Parser fails on data with mixed encodings
enigmathix opened this issue · comments
enigmatix commented
When data contains a base64 encoding, then a plain text, the parser tries to decode the plain text as if it was base64, which results in an error.
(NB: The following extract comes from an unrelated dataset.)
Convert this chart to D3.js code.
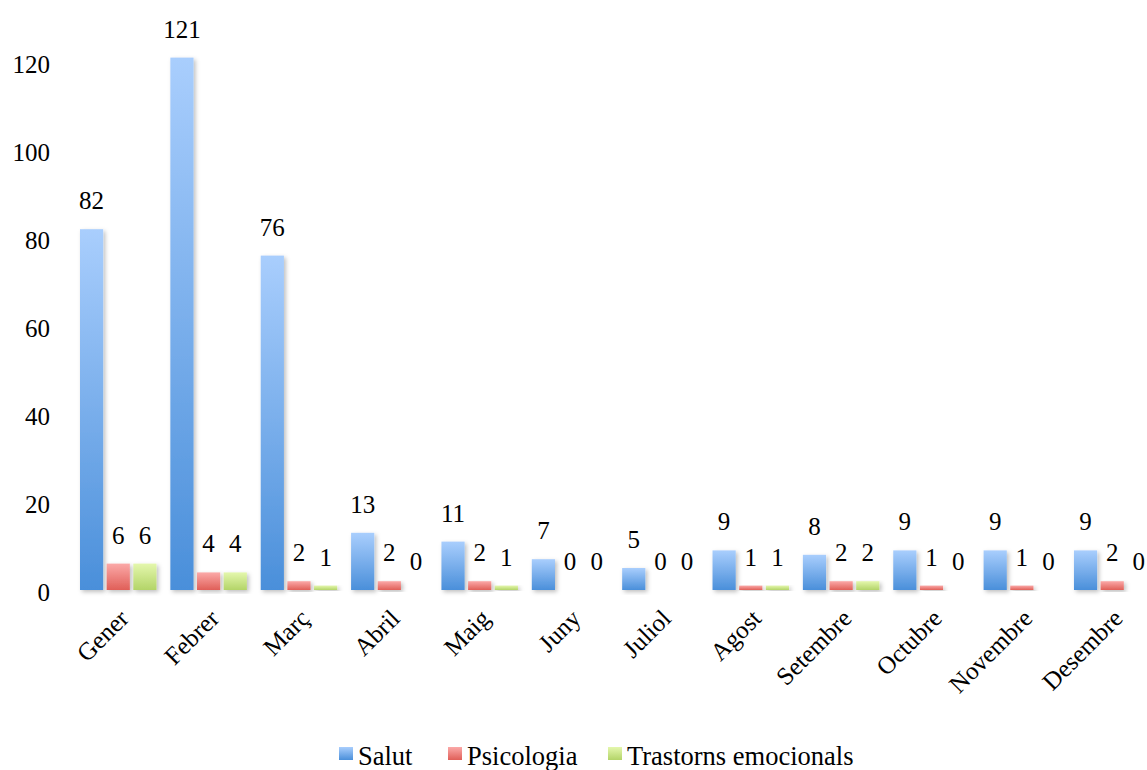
<!DOCTYPE html>
<html>
<head>
<meta charset="utf-8">
<script src="https://cdn.jsdelivr.net/npm/d3@7"></script>
<style>
  svg text { font-family: 'Liberation Serif', serif !important; }
</style>
</head>
<body style="margin:0">
<svg id="chart" width="1147" height="770" style="font-family:'Liberation Serif', serif"></svg>
<script>
const months = ["Gener","Febrer","Març","Abril","Maig","Juny","Juliol","Agost","Setembre","Octubre","Novembre","Desembre"];
const seriesNames = ["Salut","Psicologia","Trastorns emocionals"];
const salut = [82,121,76,13,11,7,5,9,8,9,9,9];
const psicologia = [6,4,2,2,2,0,0,1,2,1,1,2];
const trastorns = [6,4,1,0,1,0,0,1,2,0,0,0];
const yTicks = [0,20,40,60,80,100,120];
const colorsTop = ["#a9cefd","#fba9a8","#e4f7ad"];
const colorsBottom = ["#4a8fda","#e05f58","#b3d468"];

const FONT = "'Liberation Serif', serif";
const seriesValues = [salut, psicologia, trastorns];
const svg = d3.select("#chart");
const W = 1147;
const mLeft = 73, mBottom = 590, mTop = 62;
const step = 90.36;

const x0 = d3.scaleBand().domain(months).range([mLeft, mLeft + step * months.length]).padding(0);
const x1 = d3.scaleBand().domain(seriesNames).range([7, 83.5]).paddingInner(0.13).paddingOuter(0);
const y = d3.scaleLinear().domain([0, 120]).range([mBottom, mTop]);

const defs = svg.append("defs");
seriesNames.forEach((s, i) => {
  const g = defs.append("linearGradient").attr("id", "grad" + i)
    .attr("x1", 0).attr("y1", 0).attr("x2", 0).attr("y2", 1);
  g.append("stop").attr("offset", "0%").attr("stop-color", colorsTop[i]);
  g.append("stop").attr("offset", "100%").attr("stop-color", colorsBottom[i]);
});
const f = defs.append("filter").attr("id", "shadow").attr("x", "-30%").attr("y", "-10%").attr("width", "160%").attr("height", "130%");
f.append("feDropShadow").attr("dx", 2).attr("dy", 2).attr("stdDeviation", 2).attr("flood-color", "#000").attr("flood-opacity", 0.25);
const fl = defs.append("filter").attr("id", "lshadow").attr("x", "-5%").attr("y", "-200%").attr("width", "110%").attr("height", "500%");
fl.append("feDropShadow").attr("dx", 0).attr("dy", 1.5).attr("stdDeviation", 1).attr("flood-color", "#000").attr("flood-opacity", 0.2);

// gridlines
svg.append("g").selectAll("line").data(yTicks).join("line")
  .attr("x1", mLeft).attr("x2", W)
  .attr("y1", d => y(d)).attr("y2", d => y(d))
  .attr("stroke", "#9c9c9c").attr("stroke-width", 2)
  .attr("filter", "url(#lshadow)");

// y tick labels
svg.selectAll("text.ytick").data(yTicks).join("text")
  .attr("class", "ytick")
  .attr("x", 50).attr("y", d => y(d) + 10.5)
  .attr("text-anchor", "end").attr("font-size", 25).style("font-family", FONT).attr("fill", "#000")
  .text(d => d);

// bars
const groups = svg.append("g").selectAll("g").data(months).join("g")
  .attr("transform", d => `translate(${x0(d)},0)`);

groups.each(function(m, mi) {
  const g = d3.select(this);
  seriesNames.forEach((s, si) => {
    const v = seriesValues[si][mi];
    if (v > 0) {
      g.append("rect")
        .attr("x", x1(s)).attr("width", x1.bandwidth())
        .attr("y", y(v)).attr("height", y(0) - y(v))
        .attr("fill", `url(#grad${si})`)
        .attr("filter", "url(#shadow)");
    }
  });
});

// value labels
const labelData = [];
months.forEach((m, mi) => seriesNames.forEach((s, si) => labelData.push({m, s, v: seriesValues[si][mi]})));
svg.selectAll("text.val").data(labelData).join("text")
  .attr("class", "val")
  .attr("x", d => x0(d.m) + x1(d.s) + x1.bandwidth() / 2)
  .attr("y", d => y(d.v) - 20)
  .attr("text-anchor", "middle").attr("font-size", 25).style("font-family", FONT).attr("fill", "#000")
  .text(d => d.v);

// x labels
svg.selectAll("text.xlab").data(months).join("text")
  .attr("class", "xlab")
  .attr("transform", d => `translate(${x0(d) + x0.bandwidth() / 2 + 12},${620}) rotate(-45)`)
  .attr("text-anchor", "end").attr("font-size", 25).style("font-family", FONT).attr("fill", "#000")
  .text(d => d);

// legend
const legendX = [339, 448, 608];
seriesNames.forEach((s, i) => {
  svg.append("rect").attr("x", legendX[i]).attr("y", 747).attr("width", 14).attr("height", 13)
    .attr("fill", `url(#grad${i})`);
  svg.append("text").attr("x", legendX[i] + 19).attr("y", 765).attr("font-size", 26.5)
    .style("font-family", FONT).attr("fill", "#000").text(s);
});
</script>
</body>
</html>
For example:
from io import BytesIO
import multipart
def on_field(field):
print('field', field)
def on_file(file):
print('file', file)
data = b'--foo\r\nContent-Type: text/plain; charset="UTF-8"\r\nContent-Disposition: form-data; name=field1\r\nContent-Transfer-Encoding: base64\r\n\r\nw6k=\r\n--foo\r\nContent-Type: text/plain; charset="UTF-8"\r\nContent-Disposition: form-data; name=field2\r\n\r\nsome text\r\n\r\n--foo--'
headers = {'Content-Type': 'multipart/form-data; boundary="foo"', 'Content-Length': str(len(data))}
multipart.parse_form(headers, BytesIO(data), on_field, on_file)
Output:
field Field(field_name=b'field1', value=b'\xc3\xa9')
Traceback (most recent call last):
File "/Library/Frameworks/Python.framework/Versions/3.11/lib/python3.11/site-packages/multipart/decoders.py", line 60, in write
decoded = base64.b64decode(val)
^^^^^^^^^^^^^^^^^^^^^
File "/Library/Frameworks/Python.framework/Versions/3.11/lib/python3.11/base64.py", line 88, in b64decode
return binascii.a2b_base64(s, strict_mode=validate)
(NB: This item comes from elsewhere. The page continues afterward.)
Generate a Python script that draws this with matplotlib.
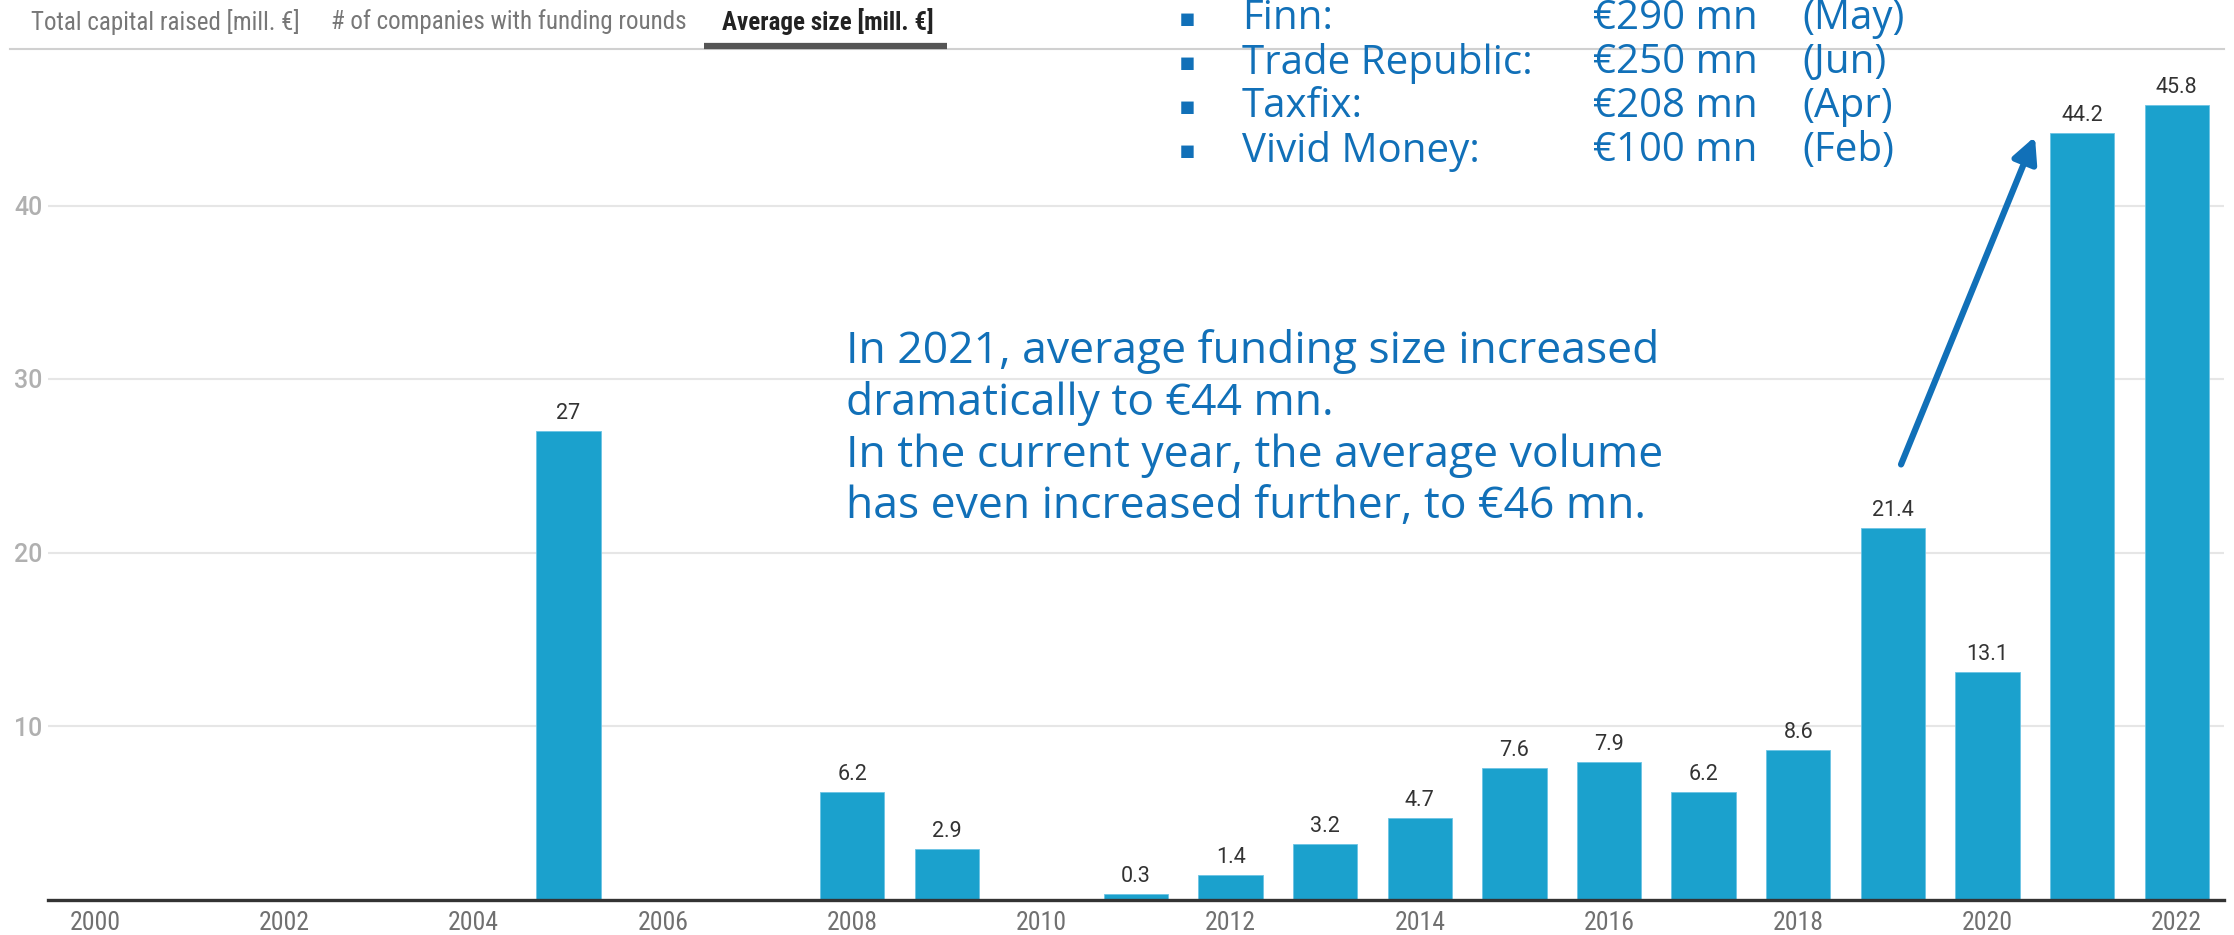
import matplotlib
matplotlib.use("Agg")
import matplotlib.pyplot as plt
from matplotlib import font_manager
from matplotlib.lines import Line2D
from matplotlib.patches import FancyArrowPatch

# ---- data ----
years = list(range(2000, 2023))
avg_size = [None, None, None, None, None, 27, None, None, 6.2, 2.9, None, 0.3,
            1.4, 3.2, 4.7, 7.6, 7.9, 6.2, 8.6, 21.4, 13.1, 44.2, 45.8]
tick_years = list(range(2000, 2023, 2))
y_ticks = [10, 20, 30, 40]
tabs = ["Total capital raised [mill. \u20ac]", "# of companies with funding rounds",
        "Average size [mill. \u20ac]"]
top_rounds = [("Finn:", "\u20ac290 mn", "(May)"),
              ("Trade Republic:", "\u20ac250 mn", "(Jun)"),
              ("Taxfix:", "\u20ac208 mn", "(Apr)"),
              ("Vivid Money:", "\u20ac100 mn", "(Feb)")]
note_lines = ["In 2021, average funding size increased",
              "dramatically to \u20ac44 mn.",
              "In the current year, the average volume",
              "has even increased further, to \u20ac46 mn."]

installed = {f.name for f in font_manager.fontManager.ttflist}
def pick(*names):
    for n in names:
        if n in installed:
            return n
    return "DejaVu Sans"

narrow = pick("Roboto Condensed", "Liberation Sans Narrow", "Roboto")
roboto = pick("Roboto", "DejaVu Sans")
geo = pick("Open Sans", "Lato", "DejaVu Sans")

BAR = "#1ba1cd"
BLUE = "#1170b8"
W, H = 2234, 935

fig = plt.figure(figsize=(W / 100, H / 100), dpi=100)
fig.patch.set_facecolor("white")

def fx(x):
    return x / W

def fy(y):
    return 1 - y / H

# axes geometry
ax_left, ax_right = 48, 2224
y_zero, px_per_unit = 899.5, 17.35
ymax = 49
ax_top = y_zero - ymax * px_per_unit
ax = fig.add_axes([fx(ax_left), fy(y_zero), (ax_right - ax_left) / W,
                   (y_zero - ax_top) / H])

xs = [yr for yr, v in zip(years, avg_size) if v is not None]
vs = [v for v in avg_size if v is not None]
ax.bar(xs, vs, width=0.68, color=BAR, edgecolor="#6cc4e4", linewidth=0.6, zorder=3)
for x, v in zip(xs, vs):
    ax.annotate(f"{v:g}", (x, v), xytext=(0, 7), textcoords="offset pixels",
                ha="center", va="bottom", fontsize=15.5, family=roboto, color="#333333")

ax.set_xlim(1999.5, 2022.5)
ax.set_ylim(0, ymax)
ax.set_xticks(tick_years)
ax.set_xticklabels([str(t) for t in tick_years], fontsize=18.5, family=narrow, color="#707070")
ax.set_yticks(y_ticks)
ax.set_yticklabels([str(t) for t in y_ticks], fontsize=18, family=roboto, color="#b0b0b0",
                   fontweight="medium")
ax.tick_params(axis="both", length=0)
ax.tick_params(axis="x", pad=8)
ax.tick_params(axis="y", pad=4)
ax.grid(axis="y", color="#e6e6e6", linewidth=1.5, zorder=0)
for s in ["top", "right", "left"]:
    ax.spines[s].set_visible(False)
ax.spines["bottom"].set_color("#333333")
ax.spines["bottom"].set_linewidth(2.4)
ax.spines["bottom"].set_zorder(4)

# tab strip
tab_x = [31, 331, 722]
for i, (t, x) in enumerate(zip(tabs, tab_x)):
    fig.text(fx(x), fy(22), t, ha="left", va="center", fontsize=18, family=narrow,
             color="#222222" if i == 2 else "#777777",
             fontweight="bold" if i == 2 else "normal")
fig.add_artist(Line2D([fx(10), fx(2224)], [fy(49), fy(49)], color="#d0d0d0", linewidth=1.5))
fig.add_artist(Line2D([fx(704), fx(947)], [fy(46), fy(46)], color="#555555", linewidth=4.5,
                      solid_capstyle="butt"))

# top funding rounds list
row_y = [19, 63, 107, 151]
for (name, amount, month), y in zip(top_rounds, row_y):
    fig.text(fx(1187), fy(y), "\u25aa", ha="center", va="center", fontsize=18,
             family="DejaVu Sans", color=BLUE)
    fig.text(fx(1242), fy(y), name, ha="left", va="center", fontsize=29, family=geo, color=BLUE)
    fig.text(fx(1593), fy(y), amount, ha="left", va="center", fontsize=29, family=geo, color=BLUE)
    fig.text(fx(1802), fy(y), month, ha="left", va="center", fontsize=29, family=geo, color=BLUE)

# commentary
for i, line in enumerate(note_lines):
    fig.text(fx(846), fy(352 + i * 51.7), line, ha="left", va="center", fontsize=32,
             family=geo, color=BLUE)

# arrow pointing to the 2021 jump
fig.add_artist(FancyArrowPatch(
    (1900 / W, fy(467)), (2036 / W, fy(134)), transform=fig.transFigure,
    arrowstyle="-|>", mutation_scale=38, linewidth=4.5, color=BLUE))

fig.savefig("out.png", dpi=100, facecolor="white")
^^^^^^^^^^^^^^^^^^^^^^^^^^^^^^^^^^^^^^^^^^^^
binascii.Error: Incorrect padding
During handling of the above exception, another exception occurred:
Traceback (most recent call last):
File "/Users/christophe/xxxx.py", line 13, in <module>
multipart.parse_form(headers, BytesIO(data), on_field, on_file)
File "/Library/Frameworks/Python.framework/Versions/3.11/lib/python3.11/site-packages/multipart/multipart.py", line 1884, in parse_form
parser.write(buff)
File "/Library/Frameworks/Python.framework/Versions/3.11/lib/python3.11/site-packages/multipart/multipart.py", line 1776, in write
return self.parser.write(data)
^^^^^^^^^^^^^^^^^^^^^^^
File "/Library/Frameworks/Python.framework/Versions/3.11/lib/python3.11/site-packages/multipart/multipart.py", line 1058, in write
l = self._internal_write(data, data_len)
^^^^^^^^^^^^^^^^^^^^^^^^^^^^^^^^^^^^
File "/Library/Frameworks/Python.framework/Versions/3.11/lib/python3.11/site-packages/multipart/multipart.py", line 1327, in _internal_write
data_callback('part_data')
File "/Library/Frameworks/Python.framework/Versions/3.11/lib/python3.11/site-packages/multipart/multipart.py", line 1104, in data_callback
self.callback(name, data, marked_index, i)
File "/Library/Frameworks/Python.framework/Versions/3.11/lib/python3.11/site-packages/multipart/multipart.py", line 584, in callback
func(data, start, end)
File "/Library/Frameworks/Python.framework/Versions/3.11/lib/python3.11/site-packages/multipart/multipart.py", line 1665, in on_part_data
bytes_processed = vars.writer.write(data[start:end])
^^^^^^^^^^^^^^^^^^^^^^^^^^^^^^^^^^
File "/Library/Frameworks/Python.framework/Versions/3.11/lib/python3.11/site-packages/multipart/decoders.py", line 62, in write
raise DecodeError('There was an error raised while decoding '
multipart.exceptions.DecodeError: There was an error raised while decoding base64-encoded data.
The problem is that the parser is trying to decode the text "some text" as base64 when it's actually plain text.